# Opinions regarding cleaning cement floor



## Corporal (Jul 29, 2010)

...of my barn. I plan to remove all of the rubber mats soon and solarize them. I want to use bleach on the cement, but my DD thinks that it will react with dried urine (ammonia) and become poisonous and, maybe, knock me out. 'O'
So...what do you think and what would YOU recommend? Thanks!


----------



## Chevaux (Jun 27, 2012)

On a large scale operation like that she may be right. 

Would hot soapy water (general purpose cleaner like Mr Clean or its generic equivalent) and a scrub brush (attached to broom handle so you can stand up) wash followed by a cold water rinse work?


----------



## karliejaye (Nov 19, 2011)

Yeah, ammonia + bleach is VERY dangerous. I wouldn't risk it personally, but then I get sick from the smell of bleach as is.

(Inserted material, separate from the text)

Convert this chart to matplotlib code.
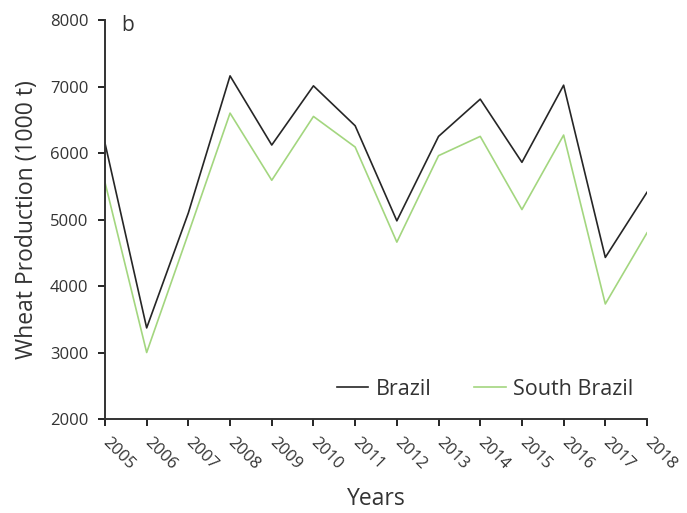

Would distilled vinegar do the trick? Or as Chevaux recommended, just soapy water. I have found old push brooms with short, stiff bristles work well for scrubbing.


----------



## hollysjubilee (Nov 2, 2012)

karliejaye said:


> Yeah, ammonia + bleach is VERY dangerous. I wouldn't risk it personally, but then I get sick from the smell of bleach as is.
> 
> Would distilled vinegar do the trick? Or as Chevaux recommended, just soapy water. I have found old push brooms with short, stiff bristles work well for scrubbing.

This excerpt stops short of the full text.